The lines beneath this instruction, from the first through the one containing "-0.632, -0.489, -0.09, 0.216, 0.343, 0.08]", must be transcribed exactly; no other line belongs in the output.

**Data segment:**
=======
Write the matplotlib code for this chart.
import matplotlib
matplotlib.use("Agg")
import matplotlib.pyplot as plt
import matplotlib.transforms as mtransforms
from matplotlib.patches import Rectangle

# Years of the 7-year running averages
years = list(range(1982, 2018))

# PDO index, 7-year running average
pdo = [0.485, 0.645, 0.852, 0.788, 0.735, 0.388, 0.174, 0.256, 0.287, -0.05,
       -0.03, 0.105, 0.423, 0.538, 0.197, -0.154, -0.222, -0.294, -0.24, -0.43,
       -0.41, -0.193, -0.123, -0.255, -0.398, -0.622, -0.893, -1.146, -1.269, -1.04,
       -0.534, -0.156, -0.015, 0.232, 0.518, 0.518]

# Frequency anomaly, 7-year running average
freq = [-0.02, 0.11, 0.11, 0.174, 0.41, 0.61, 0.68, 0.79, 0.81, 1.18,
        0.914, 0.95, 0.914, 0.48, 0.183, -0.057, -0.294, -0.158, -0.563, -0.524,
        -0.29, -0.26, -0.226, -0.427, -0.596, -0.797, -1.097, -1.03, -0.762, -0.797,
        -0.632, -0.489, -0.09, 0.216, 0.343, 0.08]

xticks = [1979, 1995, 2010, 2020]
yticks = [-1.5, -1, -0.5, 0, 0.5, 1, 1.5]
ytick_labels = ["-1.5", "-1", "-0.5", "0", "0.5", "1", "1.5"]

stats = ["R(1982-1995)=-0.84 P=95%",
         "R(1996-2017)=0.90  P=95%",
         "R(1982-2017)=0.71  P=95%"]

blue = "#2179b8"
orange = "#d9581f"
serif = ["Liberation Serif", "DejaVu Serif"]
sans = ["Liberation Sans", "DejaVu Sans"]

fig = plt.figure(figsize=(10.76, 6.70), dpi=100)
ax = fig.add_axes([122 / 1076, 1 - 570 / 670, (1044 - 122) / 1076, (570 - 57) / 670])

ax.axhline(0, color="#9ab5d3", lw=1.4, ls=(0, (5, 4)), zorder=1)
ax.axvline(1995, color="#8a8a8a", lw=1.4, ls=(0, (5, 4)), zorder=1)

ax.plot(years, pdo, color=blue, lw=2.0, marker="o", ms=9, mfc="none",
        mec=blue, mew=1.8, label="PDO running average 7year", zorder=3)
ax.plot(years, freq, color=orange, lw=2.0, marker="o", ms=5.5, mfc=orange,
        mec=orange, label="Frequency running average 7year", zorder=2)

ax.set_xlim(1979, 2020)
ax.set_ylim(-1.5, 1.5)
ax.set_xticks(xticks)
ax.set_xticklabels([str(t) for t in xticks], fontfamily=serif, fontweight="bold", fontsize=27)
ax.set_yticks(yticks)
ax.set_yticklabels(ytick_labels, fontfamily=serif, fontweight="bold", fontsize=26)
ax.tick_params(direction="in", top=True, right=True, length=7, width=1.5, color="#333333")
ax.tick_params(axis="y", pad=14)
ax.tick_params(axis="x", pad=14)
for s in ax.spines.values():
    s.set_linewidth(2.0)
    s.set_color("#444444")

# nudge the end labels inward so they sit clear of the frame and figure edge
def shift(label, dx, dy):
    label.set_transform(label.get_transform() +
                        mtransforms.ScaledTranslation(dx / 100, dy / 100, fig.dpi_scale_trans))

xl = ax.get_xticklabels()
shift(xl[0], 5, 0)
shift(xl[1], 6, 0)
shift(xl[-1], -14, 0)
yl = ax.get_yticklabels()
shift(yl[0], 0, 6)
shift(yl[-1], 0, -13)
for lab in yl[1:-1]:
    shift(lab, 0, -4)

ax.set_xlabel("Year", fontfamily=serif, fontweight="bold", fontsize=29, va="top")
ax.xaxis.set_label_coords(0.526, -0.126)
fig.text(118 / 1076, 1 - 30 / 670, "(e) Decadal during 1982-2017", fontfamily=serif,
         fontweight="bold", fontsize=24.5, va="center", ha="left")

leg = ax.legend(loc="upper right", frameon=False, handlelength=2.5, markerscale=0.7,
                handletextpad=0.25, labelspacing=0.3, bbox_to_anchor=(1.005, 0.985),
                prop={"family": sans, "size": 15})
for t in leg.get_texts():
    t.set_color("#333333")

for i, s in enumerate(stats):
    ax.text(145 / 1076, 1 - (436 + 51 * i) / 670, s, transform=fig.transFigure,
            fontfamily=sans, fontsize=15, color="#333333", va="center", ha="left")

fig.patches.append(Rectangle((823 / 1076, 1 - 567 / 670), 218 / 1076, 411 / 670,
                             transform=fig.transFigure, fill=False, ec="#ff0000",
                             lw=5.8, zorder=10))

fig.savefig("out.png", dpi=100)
=======
**Problem solution:**
Write the matplotlib code for this chart.
import matplotlib
matplotlib.use("Agg")
import matplotlib.pyplot as plt
import matplotlib.transforms as mtransforms
from matplotlib.patches import Rectangle

# Years of the 7-year running averages
years = list(range(1982, 2018))

# PDO index, 7-year running average
pdo = [0.485, 0.645, 0.852, 0.788, 0.735, 0.388, 0.174, 0.256, 0.287, -0.05,
       -0.03, 0.105, 0.423, 0.538, 0.197, -0.154, -0.222, -0.294, -0.24, -0.43,
       -0.41, -0.193, -0.123, -0.255, -0.398, -0.622, -0.893, -1.146, -1.269, -1.04,
       -0.534, -0.156, -0.015, 0.232, 0.518, 0.518]

# Frequency anomaly, 7-year running average
freq = [-0.02, 0.11, 0.11, 0.174, 0.41, 0.61, 0.68, 0.79, 0.81, 1.18,
        0.914, 0.95, 0.914, 0.48, 0.183, -0.057, -0.294, -0.158, -0.563, -0.524,
        -0.29, -0.26, -0.226, -0.427, -0.596, -0.797, -1.097, -1.03, -0.762, -0.797,
        -0.632, -0.489, -0.09, 0.216, 0.343, 0.08]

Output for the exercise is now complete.